In writing contemporary history, the question fairly asked is, who is best positioned to tell the story: a committed participant, an engaged eyewitness, or an insightful, dispassionate observer, writing with the perspective of geographic and time distance?
Thus, on its face, a white, 60-something corporate lawyer like Theodore Segal might not seem the ideal choice to write the definitive account of the most significant racial challenge in Duke’s history, or for the University’s Press to publish it.
Yet there is a persuasive backstory that explains and justifies this arrangement.
As a Duke undergrad in the mid-1970s, Segal wrote his senior paper on the 1968 Silent Vigil. In 1979, he was a history graduate student, researching the 1969 Allen Building takeover by African American students for his master’s thesis. But before he could complete the project he left Duke to attend law school at Georgetown.
Segal acknowledges that his adult life and subsequent career were shaped by white privilege, but that on returning to the subject he found that the people and events he was writing about were no longer abstractions.
“When I left graduate school,” Segal writes, “I promised my history professor Bill Chafe and myself that I would complete the master’s thesis I had started on Black campus activism at Duke in the 1960s.
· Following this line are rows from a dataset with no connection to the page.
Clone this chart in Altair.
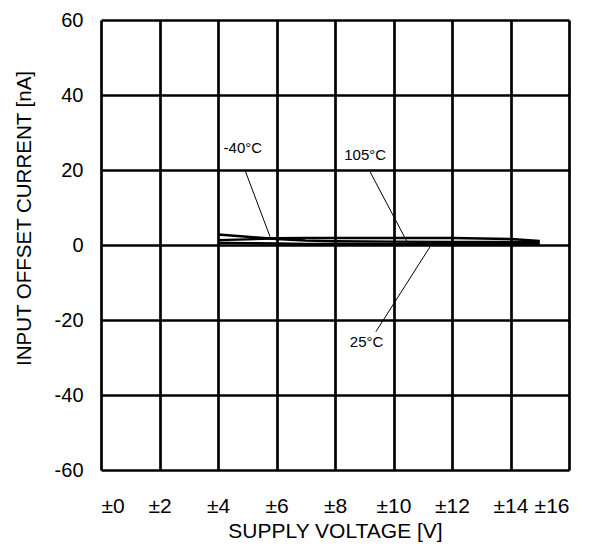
import altair as alt
import pandas as pd

# Data
voltage = [4, 5, 6, 7, 8, 10, 12, 14, 15]
i_m40 = [2.8, 2.2, 1.6, 1.2, 1.0, 0.9, 0.8, 0.8, 0.8]
i_25 = [0.6, 0.5, 0.4, 0.3, 0.3, 0.3, 0.3, 0.3, 0.3]
i_105 = [1.3, 1.5, 1.8, 1.9, 1.9, 1.9, 1.9, 1.6, 1.1]

x_ticks = [0, 2, 4, 6, 8, 10, 12, 14, 16]
y_ticks = [-60, -40, -20, 0, 20, 40, 60]

label_text = ["-40°C", "105°C", "25°C"]
label_x = [4.85, 9.03, 9.08]
label_y = [25.9, 24.0, -25.8]
leader_x1 = [4.92, 9.2, 9.4]
leader_y1 = [20.0, 19.5, -23.1]
leader_x2 = [5.78, 10.46, 11.25]
leader_y2 = [2.2, 0.9, -0.45]

FONT = "Liberation Sans"

rows = []
for name, vals in [("-40°C", i_m40), ("25°C", i_25), ("105°C", i_105)]:
    for v, i in zip(voltage, vals):
        rows.append({"series": name, "v": v, "i": i})
curves = pd.DataFrame(rows)
labels = pd.DataFrame({"text": label_text, "x": label_x, "y": label_y})
leaders = pd.DataFrame({"x": leader_x1, "y": leader_y1, "x2": leader_x2, "y2": leader_y2})

xscale = alt.Scale(domain=[0, 16], nice=False, zero=False)
yscale = alt.Scale(domain=[-60, 60], nice=False, zero=False)

xaxis = alt.Axis(values=x_ticks, title="SUPPLY VOLTAGE [V]", labelExpr="'±' + datum.value",
                 grid=True, gridColor="black", gridWidth=2.7, gridOpacity=1,
                 ticks=False, domain=False, labelPadding=25, titlePadding=4,
                 labelFontSize=21, titleFontSize=21, labelFont=FONT, titleFont=FONT,
                 labelColor="black", titleColor="black", titleFontWeight="normal")
yaxis = alt.Axis(values=y_ticks, title="INPUT OFFSET CURRENT [nA]", labelExpr="'' + datum.value",
                 grid=True, gridColor="black", gridWidth=2.7, gridOpacity=1,
                 ticks=False, domain=False, labelPadding=18, titlePadding=20,
                 titleY=198,
                 labelFontSize=20, titleFontSize=20.5, labelFont=FONT, titleFont=FONT,
                 labelColor="black", titleColor="black", titleFontWeight="normal")

lines = alt.Chart(curves).mark_line(color="black", strokeWidth=2.5).encode(
    x=alt.X("v:Q", scale=xscale, axis=xaxis),
    y=alt.Y("i:Q", scale=yscale, axis=yaxis),
    detail="series:N",
)

lead = alt.Chart(leaders).mark_rule(color="black", strokeWidth=1).encode(
    x=alt.X("x:Q", scale=xscale), y=alt.Y("y:Q", scale=yscale),
    x2="x2:Q", y2="y2:Q",
)

txt = alt.Chart(labels).mark_text(font=FONT, fontSize=15, color="black").encode(
    x=alt.X("x:Q", scale=xscale), y=alt.Y("y:Q", scale=yscale), text="text:N",
)

chart = alt.layer(lines, lead, txt).properties(
    width=468, height=450,
    padding={"left": 93, "top": 12, "right": 13, "bottom": 74},
    autosize=alt.AutoSizeParams(type="none"),
).configure_view(stroke="black", strokeWidth=3).configure(background="white")

chart.save("out.html", embed_options={"renderer": "svg", "actions": False})
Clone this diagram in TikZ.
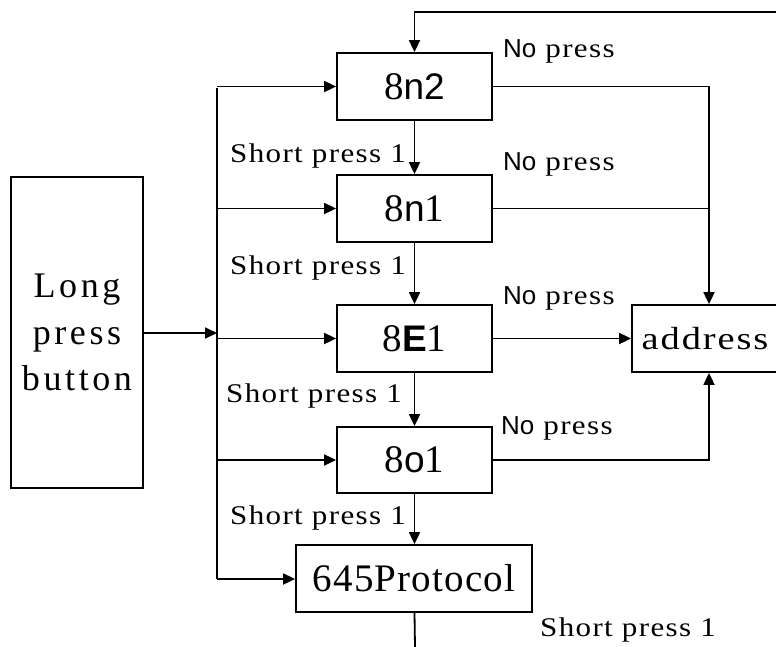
\documentclass[tikz,border=0pt]{standalone}
\usepackage{fontspec}
\setmainfont{Liberation Serif}
\newfontfamily\snf{Liberation Sans}
\newfontfamily\lblf[FakeStretch=1.15,LetterSpace=5]{Liberation Serif}
\newfontfamily\adrf[FakeStretch=1.2,LetterSpace=6]{Liberation Serif}
\newfontfamily\longf[LetterSpace=10]{Liberation Serif}
\newfontfamily\digf[LetterSpace=3]{Liberation Serif}
\usetikzlibrary{arrows.meta}
\tikzset{
  box/.style={draw, line width=1.8pt, inner sep=0pt},
  digits/.style={font=\fontsize{39}{44}\selectfont\digf},
  arr/.style={line width=1.8pt, -{Triangle[length=12pt,width=11pt]}},
  ln/.style={line width=1.8pt},
  lab/.style={anchor=base west, inner sep=0pt, font=\fontsize{27}{28}\selectfont\lblf}
}
\newcommand{\snp}[1]{{\fontsize{37}{40}\selectfont\snf #1}}
\newcommand{\nop}{{\fontsize{26}{28}\selectfont\snf No}\hspace{9pt}press}
\begin{document}
\begin{tikzpicture}[x=1pt,y=-1pt]
\useasboundingbox (0,0) rectangle (776,646);
% boxes
\node[box, minimum width=132pt, minimum height=311pt, align=center,
      font=\fontsize{36}{46.5}\selectfont\longf] (long) at (77,332.5) {Long\\press\\button};
\node[box, digits, minimum width=155pt, minimum height=67pt] (n2) at (414.5,86.5) {8\snp{n2}};
\node[box, digits, minimum width=155pt, minimum height=67pt] (n1) at (414.5,208.5) {8\snp{n}1};
\node[box, digits, minimum width=155pt, minimum height=67pt] (e1) at (414.5,338.5) {8\snp{\bfseries E}1};
\node[box, digits, minimum width=155pt, minimum height=66pt] (o1) at (414.5,460) {8\snp{o}1};
\node[box, digits, minimum width=236pt, minimum height=67pt] (prot) at (414,578.5) {645Protocol};
\node[box, minimum width=146pt, minimum height=67pt,
      font=\fontsize{32}{34}\selectfont\adrf] (addr) at (705,338.5) {address};
% helper coordinates
\coordinate (bus) at (217,0);
\coordinate (busTop) at (217,88);
\coordinate (busBot) at (217,579);
\coordinate (rx) at (709,0);
\coordinate (topR) at (777,12);
\coordinate (botEnd) at (415,647);
% connectors
\draw[ln] (busTop) -- (busBot);
\draw[arr] (long.east |- 0,333) -- (bus |- 0,333);
\draw[arr] (bus |- n2.west) -- (n2.west);
\draw[arr] (bus |- n1.west) -- (n1.west);
\draw[arr] (bus |- e1.west) -- (e1.west);
\draw[arr] (bus |- o1.west) -- (o1.west);
\draw[arr] (busBot) -- (busBot -| prot.west);
\draw[arr] (topR) -| (n2.north);
\draw[arr] (n2.south) -- (n1.north);
\draw[arr] (n1.south) -- (e1.north);
\draw[arr] (e1.south) -- (o1.north);
\draw[arr] (o1.south) -- (o1.south |- prot.north);
\draw[ln] (prot.south -| o1.south) -- (botEnd);
\draw[arr] (n2.east) -| (rx |- addr.north);
\draw[ln] (n1.east) -- (rx |- n1.east);
\draw[arr] (e1.east) -- (addr.west);
\draw[arr] (o1.east) -| (rx |- addr.south);
% labels
\node[lab] (np1) at (503,57) {\nop};
\node[lab] (np2) at (503,170) {\nop};
\node[lab] (np3) at (503,304) {\nop};
\node[lab] (np4) at (501,434) {\nop};
\node[lab] (sp1) at (230,162) {Short press 1};
\node[lab] (sp2) at (230,274) {Short press 1};
\node[lab] (sp3) at (226,402) {Short press 1};
\node[lab] (sp4) at (230,524) {Short press 1};
\node[lab] (sp5) at (540,636) {Short press 1};
\end{tikzpicture}
\end{document}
After a break of more than forty years, this book is the fulfillment of that promise.”
It is indeed.
Duke now boasts a robust and nationally acclaimed Department of African and African Studies. There is campus research center named for the esteemed historian John Hope Franklin, and a Black culture center named for jazz legend Mary Lou Williams. A building is named for Wilhelmina Ruben, who went on to become a leading lawyer, law professor, university administrator, and trustee for both Duke University and The Duke Endowment.
And more than half of those admitted to the class of 2023 were people of color, 12 percent of them African Americans.